We started Adaptation Planning this week, and while it is genuinely very interesting to see what options there are to cope with various natural hazards depending on what resources you have available, it would be much easier if people stopped putting expensive buildings right on the ocean’s edge. Just don’t do it! If you ever find yourself tempted to build a fancy building on unconsolidated sand a stone’s throw away from the sea, that is the storm surge demon talking, and it will eat your house! There is something deeply funny to me about how many houses get built on dunes, when dunes are a) notoriously unstable and b) part of a complicated beach system that includes the for-beach and a back-marsh that all moves as a package. If you prevent the dunes from moving (by oh, say, putting a house on top), they can’t shift as part of system and instead the beach erodes right into your living room.

It turns out that when dealing with natural hazards, same as what my fencing teacher said all the time, the best defense is not to be there. Either by not building there is the first place (preferable) or moving people (nobody likes this option). And I sympathize about being forced to move, I really do; I have as much deep-seated fondness for my hometown as the next person, but my hometown has never meaningfully tried to kill me, and I feel like that would sour me, just a little, and perhaps cause me to move elsewhere. But I also genuinely do not understand people who live in earthquake country, so I guess there is a certain amount of to each their own. Then again, when the Coping with Disasters professor asked if we checked what natural hazards were present before we moved to Iceland, I was the only who said yes out of a class of 16, so it is also very possible that most people just don’t think about it this much (which is buckwild to me). You’re living in place, and places come with risks! Additionally, and I think this is just a sign I grew up too close to the Quabbin, but the thought that the government sometimes just moves your entire town to flood your valley for drinking water for someone else is just a thing that happens. Governments move people; best you can hope for is that they do it for a good reason.

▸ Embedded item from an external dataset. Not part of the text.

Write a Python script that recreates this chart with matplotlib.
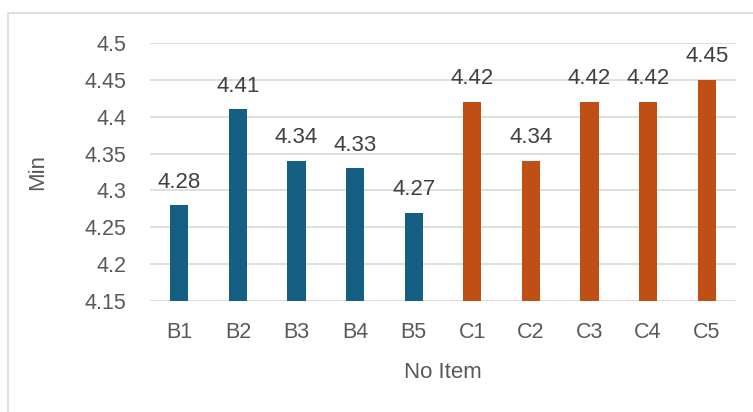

Looking north-west over the fjord at the edges of a sunset. It’s about quarter after midnight

That is about as dark as it gets these days; there’s no true night anymore, and we are solidly back into only twilight and broad daylight. It’s messing me up a little because I have never even when I was very small enjoyed going to bed when it was still light outside. I also miss seeing as many stars as there were when it got full dark out. Unrelatedly, I think, I’ve been having stranger dreams than usual, which means I’m a little hazier during the late afternoon and sometimes completely lose the words for things. I was trying to describe the tools that get used for letter writing and came up with epistolary (sure, pretty close) and lacustrine (lakes have nothing do with this) before getting stuck on sgraffito (neither does a very particular glazing technique); eventually I remembered the word I was looking for was stationary. brain why. It is faintly amusing to me that even when I don’t have the right word, I still have all these other words to play with, even if it does completely baffle the people I’m trying to talk to.

A handful of goldfish crackers in fish chowder

I made fish chowder yesterday (the fish is just so good here), and on a whim I threw a handful of goldfish crackers in to act like oyster crackers, and I just started giggling to see them swimming around in the soup like that. Also pretty tasty, which given that they are crunchy and salty, is really all you need.